Category: Ecology
Summary: Finding the drift strength at which a favorable refuge stops pinning population growth in a disordered non-Hermitian landscape.
This experiment studies a persistence problem that mixes two ideas usually treated separately: drift-driven delocalization in Hatano-Nelson style operators, and refuge-driven localization in spatial ecology. A compact high-growth refuge can trap the leading growth mode of a population, but increasing directional drift may eventually pull that mode out of the refuge. The central question is where that pinning breakdown occurs as system size grows.
The script builds dense disordered nonlocal persistence operators with a designated refuge region and then bisects the drift parameter to find the threshold where the principal mode is no longer refuge-centered. Iterative deepening pushes the same bracket across larger matrices, allowing the project to estimate a finite-size critical drift rather than a single small-system anecdote.

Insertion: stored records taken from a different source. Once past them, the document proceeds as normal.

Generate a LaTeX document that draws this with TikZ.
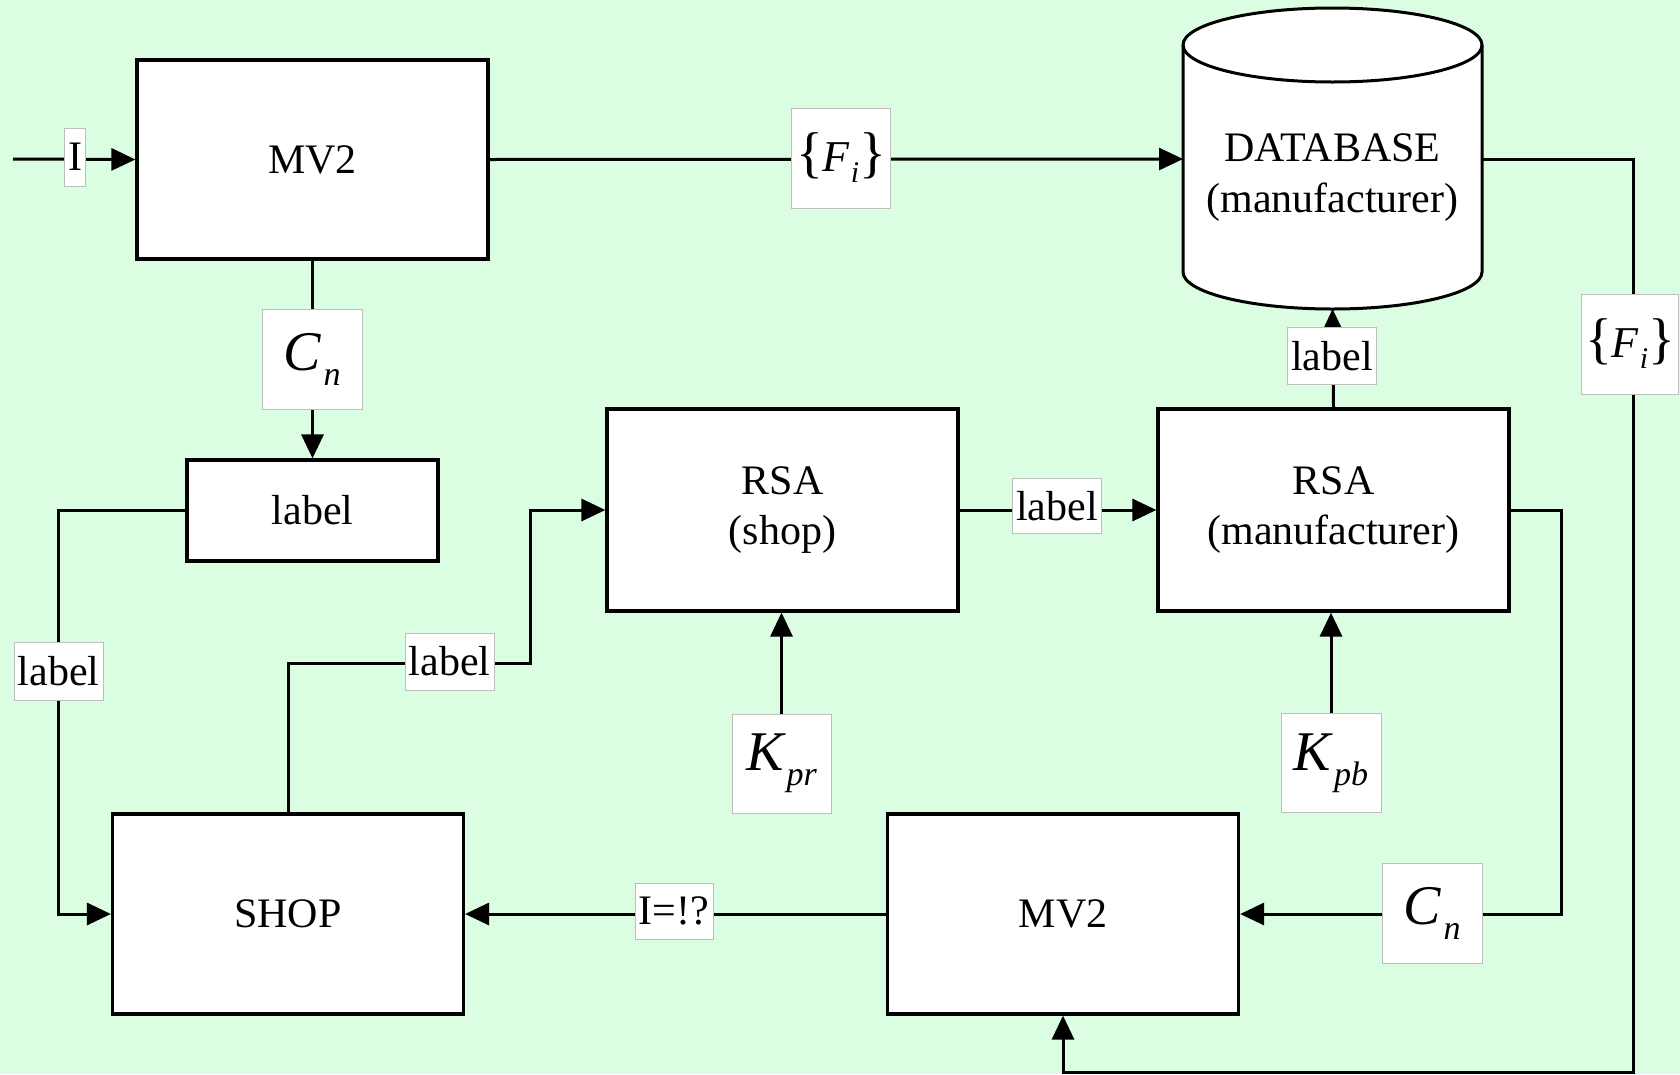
\documentclass[tikz,border=0pt]{standalone}
\usepackage{fontspec}
\setmainfont{Liberation Serif}
\usetikzlibrary{arrows.meta}
\definecolor{bgmint}{RGB}{219,253,226}
\definecolor{labgray}{RGB}{190,190,190}

% symbol with a lowered italic index, e.g. C_n, K_pr
\newcommand{\symidx}[2]{{\fontsize{56}{60}\selectfont\itshape #1}\kern3pt\raisebox{-15pt}{\fontsize{34}{40}\selectfont\itshape #2}}
% the set {F_i}
\newcommand{\fset}{{\fontsize{56}{60}\selectfont\{}{\fontsize{44}{50}\selectfont\itshape F}\kern1pt\raisebox{-11pt}{\fontsize{30}{36}\selectfont\itshape i}{\fontsize{56}{60}\selectfont\}}}

\begin{document}
\begin{tikzpicture}[x=1pt,y=-1pt,
  blk/.style={draw,fill=white,line width=3.2pt,inner sep=0pt,
    font=\fontsize{42}{44}\selectfont,align=center},
  tag/.style={draw=labgray,fill=white,line width=0.9pt,inner sep=0pt,
    font=\fontsize{42}{44}\selectfont},
  wire/.style={line width=3pt},
  arr/.style={wire,-{Triangle[length=24pt,width=22pt]}}]

\useasboundingbox (0,0) rectangle (1680,1074);
\fill[bgmint] (0,0) rectangle (1680,1074);

% processing blocks
\node[blk,minimum width=351pt,minimum height=199pt] (mv2t) at (312.5,159.5) {MV2};
\node[blk,minimum width=251pt,minimum height=101pt] (lbox) at (312.5,510.5) {label};
\node[blk,minimum width=351pt,minimum height=202pt] (rsas) at (782.5,510) {RSA\\[6pt](shop)};
\node[blk,minimum width=351pt,minimum height=202pt] (rsam) at (1333.5,510) {RSA\\[6pt](manufacturer)};
\node[blk,minimum width=351pt,minimum height=200pt] (shop) at (288,914) {SHOP};
\node[blk,minimum width=351pt,minimum height=200pt] (mv2b) at (1063,914) {MV2};

% database cylinder
\path[fill=white] (1183,45) -- (1183,272)
  arc[start angle=180,end angle=0,x radius=149.5,y radius=37]
  -- (1482,45) arc[start angle=0,end angle=-180,x radius=149.5,y radius=37] -- cycle;
\draw[line width=3pt] (1183,45) -- (1183,272)
  arc[start angle=180,end angle=0,x radius=149.5,y radius=37]
  -- (1482,45) arc[start angle=0,end angle=-180,x radius=149.5,y radius=37];
\draw[line width=3pt] (1183,45) arc[start angle=180,end angle=0,x radius=149.5,y radius=37];
\node[font=\fontsize{42}{44}\selectfont,align=center] (db) at (1332.5,178) {DATABASE\\[7pt](manufacturer)};
\coordinate (dbleft) at (1183,159);
\coordinate (dbright) at (1482,159);
\coordinate (dbbot) at (1332.5,309);
\coordinate (in) at (13,159);

% key inputs
\node[tag,minimum width=99pt,minimum height=99pt] (kpr) at (781.5,763.5) {\symidx{K}{pr}};
\node[tag,minimum width=100pt,minimum height=99pt] (kpb) at (1331,763) {\symidx{K}{pb}};

% connectors
\draw[arr] (in) -- (mv2t.west);
\draw[arr] (mv2t.east) -- (dbleft);
\draw[arr] (mv2t.south) -- (lbox.north);
\draw[arr] (lbox.west) -- ++(-127,0) |- (shop.west);
\draw[arr] (shop.north) -- ++(0,-149) -| ([xshift=-75pt]rsas.west) -- (rsas.west);
\draw[arr] (rsas.east) -- (rsam.west);
\draw[arr] (rsam.north) -- (dbbot);
\draw[arr] (kpr.north) -- (kpr.north |- rsas.south);
\draw[arr] (kpb.north) -- (kpb.north |- rsam.south);
\draw[arr] (rsam.east) -- ++(51,0) |- (mv2b.east);
\draw[arr] (mv2b.west) -- (shop.east);
\draw[arr] (dbright) -- ++(151,0) |- ([yshift=-57pt]mv2b.south) -- (mv2b.south);

% labels on the connectors
\node[tag,minimum width=21pt,minimum height=58pt] (tI) at (75,157) {I};
\node[tag,minimum width=99pt,minimum height=100pt] (tF1) at (841,158) {\fset};
\node[tag,minimum width=100pt,minimum height=100pt] (tC1) at (312,359) {\symidx{C}{n}};
\node[tag,minimum width=89pt,minimum height=58pt] (tleft) at (58.5,671) {label};
\node[tag,minimum width=89pt,minimum height=57pt] (tshop) at (449.5,661.5) {label};
\node[tag,minimum width=89pt,minimum height=55pt] (tmid) at (1057,506) {label};
\node[tag,minimum width=89pt,minimum height=57pt] (tup) at (1332,356) {label};
\node[tag,minimum width=100pt,minimum height=100pt] (tC2) at (1432,913) {\symidx{C}{n}};
\node[tag,minimum width=78pt,minimum height=56pt] (tIq) at (674,911) {I=!?};
\node[tag,minimum width=97pt,minimum height=100pt] (tF2) at (1630,344) {\fset};
\end{tikzpicture}
\end{document}
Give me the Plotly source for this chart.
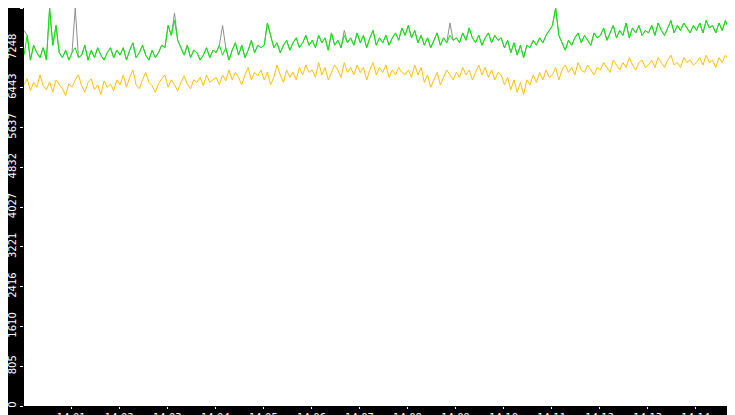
import plotly.graph_objects as go
import pandas as pd

orange_vals = [
6500,6620,6380,6550,6450,6700,6480,6400,6560,6350,6600,6500,6420,6280,6520,
6450,6600,6700,6480,6350,6550,6620,6400,6500,6300,6580,6450,6520,6380,6600,
6500,6700,6450,6650,6800,6500,6420,6600,6750,6550,6480,6350,6520,6620,6700,
6450,6600,6500,6380,6550,6680,6520,6420,6600,6550,6650,6480,6700,6550,6600,
6650,6500,6700,6580,6800,6600,6750,6650,6500,6700,6850,6600,6750,6680,6800,
6600,6750,6500,6650,6900,6700,6550,6800,6650,6750,6600,6850,6700,6900,6750,
6800,6650,6950,6700,6850,6600,6750,6900,6800,6650,6950,6750,6850,6700,6900,
6750,6850,6600,6800,6950,6700,6850,6750,6900,6650,6800,6700,6850,6750,6700,
6800,6650,6900,6700,6850,6550,6700,6450,6600,6750,6500,6650,6800,6700,6600,
6750,6650,6850,6700,6800,6600,6750,6900,6700,6850,6650,6800,6600,6750,6700,
6500,6650,6400,6600,6350,6550,6300,6600,6500,6700,6550,6750,6600,6800,6650,
6700,6850,6600,6800,6900,6750,6850,6700,6950,6800,6750,6900,6800,6700,6850,
6800,6950,6850,6750,7000,6900,6800,6950,6850,7050,6900,6800,6950,7000,6850,
6900,7000,6850,7050,6950,6850,7000,7100,6900,6950,6850,7050,6950,7000,6900,
6950,7050,6900,7100,6950,7000,6850,7050,6950,7100,7000,6900,7050,6950,7000,
3500,0]

green_vals = [
7100,7500,7000,7300,7150,7050,7250,7000,8054,7300,7700,7150,7050,7200,7000,
7150,7250,7050,7100,7300,7000,7200,7050,7250,7100,7000,7150,7250,7050,7200,
7100,7250,7000,7200,7350,7050,7150,7300,7100,7000,7200,7050,7150,7300,7250,
7700,7500,7800,7400,7250,7100,7300,7050,7200,7150,7000,7100,7250,7050,7200,
7150,7300,7100,7250,7000,7200,7350,7100,7300,7050,7200,7400,7150,7300,7250,
7300,7750,7500,7250,7350,7150,7300,7400,7200,7350,7450,7250,7350,7500,7300,
7400,7250,7500,7350,7450,7200,7550,7300,7400,7250,7500,7350,7450,7300,7550,
7350,7500,7250,7450,7600,7300,7450,7350,7500,7300,7450,7550,7400,7650,7500,
7700,7450,7600,7350,7500,7300,7450,7250,7400,7550,7300,7450,7350,7500,7400,
7450,7350,7550,7400,7650,7450,7350,7500,7300,7450,7550,7350,7500,7400,7450,
7250,7400,7150,7350,7100,7300,7050,7300,7250,7400,7300,7450,7350,7500,7600,
7700,8054,7500,7350,7200,7400,7300,7450,7550,7350,7500,7400,7300,7550,7450,
7500,7650,7400,7550,7700,7450,7600,7500,7750,7450,7650,7550,7700,7500,7600,
7550,7700,7500,7750,7600,7500,7650,7800,7550,7700,7600,7750,7650,7550,7700,
7600,7750,7550,7800,7650,7700,7550,7750,7600,7800,7650,7550,7700,7600,7650,
3800,0]

# gray series differs from green only at these indices
gray_overrides = {0: 7600, 16: 8054, 47: 7950, 62: 7700, 100: 7600, 133: 7750}
gray_vals = [gray_overrides.get(i, v) for i, v in enumerate(green_vals)]

times = list(pd.date_range("2024-01-01 14:00:01", periods=225, freq="4s")) + [
    pd.Timestamp("2024-01-01 14:14:58"), pd.Timestamp("2024-01-01 14:14:59")]

y_ticks = [0, 805, 1610, 2416, 3221, 4027, 4832, 5637, 6443, 7248, 8054]
x_ticks = [f"2024-01-01 14:{m:02d}:00" for m in range(1, 15)]
x_labels = [f"14:{m:02d}" for m in range(1, 15)]

fig = go.Figure()
fig.add_trace(go.Scatter(x=times, y=gray_vals, mode="lines", line=dict(color="#909090", width=1)))
fig.add_trace(go.Scatter(x=times, y=green_vals, mode="lines", line=dict(color="#00ee00", width=1)))
fig.add_trace(go.Scatter(x=times, y=orange_vals, mode="lines", line=dict(color="#ffc000", width=1)))

font = dict(family="DejaVu Sans", size=10, color="white")
fig.update_layout(
    width=735, height=415, showlegend=False,
    paper_bgcolor="black", plot_bgcolor="white",
    margin=dict(l=16, r=0, t=0, b=17, autoexpand=False),
    xaxis=dict(range=["2024-01-01 14:00:01", "2024-01-01 14:14:59"], tickvals=x_ticks, ticktext=x_labels,
               ticks="outside", ticklen=2, tickcolor="white", tickfont=font, showgrid=False,
               zeroline=False, automargin=False),
    yaxis=dict(range=[0, 8054], tickvals=y_ticks, ticktext=[str(v) for v in y_ticks], tickangle=-90,
               ticks="outside", ticklen=3, tickcolor="white", tickfont=font, showgrid=False,
               zeroline=False, automargin=False),
)
fig.write_html("out.html")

What makes the experiment useful is the combination of non-Hermitian localization physics with refuge ecology in a dense threshold map. Prior work examined these ingredients separately, but not this specific crossover in a systematic finite-size BOINC sweep.
Method: Dense non-symmetric eigensolve with iterative deepening and bisection on drift strength, at matrix sizes from 128 to 2048.
What is measured: Critical drift threshold, refuge mass fraction, localization score, pinned fraction, leading growth rate, and bracket width.